Surveying cases from all jurisdictions in which J.D.B. has been applied revealed two basic trends: (1) that while age is not necessarily dispositive, it impacts the custody analysis more significantly for younger juveniles, and (2) that the coercive effect of the other objective circumstances surrounding an interrogation may be heightened when a juvenile’s age is considered.
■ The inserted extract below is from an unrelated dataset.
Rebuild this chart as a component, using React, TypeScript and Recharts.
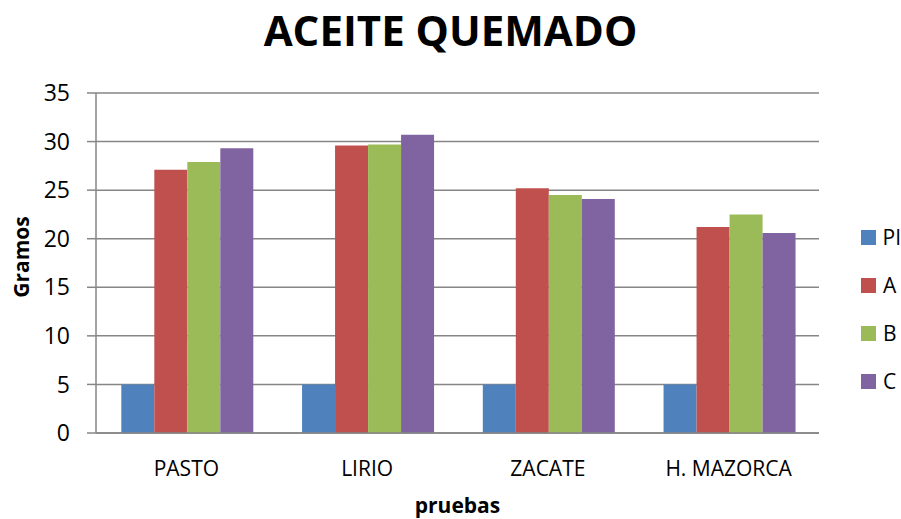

In the bulletin, I discuss how age affects the evaluation of specific factors, including:
- the location or physical surroundings of the interrogation,
- whether a parent or other trusted adult was present,
- the presence of other adult participants,
- whether the juvenile was expressly told that he or she was free to leave,
- whether the juvenile voluntarily submitted to the interview,
- the duration of the interview, and
- the nature of the questioning.
Regarding the location of the interrogation, the bulletin addresses whether North Carolina’s heightened standard for school interrogations survives after J.D.B. The N.C. Supreme Court held in In re J.D.B. that juveniles who are interrogated at school must be subject to additional restraint “that goes well beyond the limitations” that are normally present at school. In re J.D.B., 363 N.C. 664, 670 (2009), rev’d, 564 U.S. 261 (2011). The court’s reasoning was essentially that a juvenile is not in custody for purposes of Miranda merely because school attendance is compulsory and students are required to comply with school rules. This part of the court’s holding was not addressed by the U.S. Supreme Court in J.D.B., which was reversed solely on the state supreme court’s failure to consider the juvenile’s age.
Lower courts have continued to apply the additional restraint rule following J.D.B. See, e.g., In re R.B.L., ___ N.C. App. ___, 776 S.E.2d 363, *7–8 (July 21, 2015) (unpublished) (15-year-old was not in custody where he was escorted from his classroom to the front office by the principal and an SRO and then questioned by two school officials in the SRO’s presence with the door shut and without being told that he was free to leave). In light of J.D.B.’s mandate that courts consider a juvenile’s age, NC may need to reconsider the evaluation of custody in the school setting. See J.D.B., 131 S. Ct. at 2406 (stating that a “student—whose presence at school is compulsory and whose disobedience at school is cause for disciplinary action—is in a far different position” from that of various adults who may be voluntarily present on school grounds).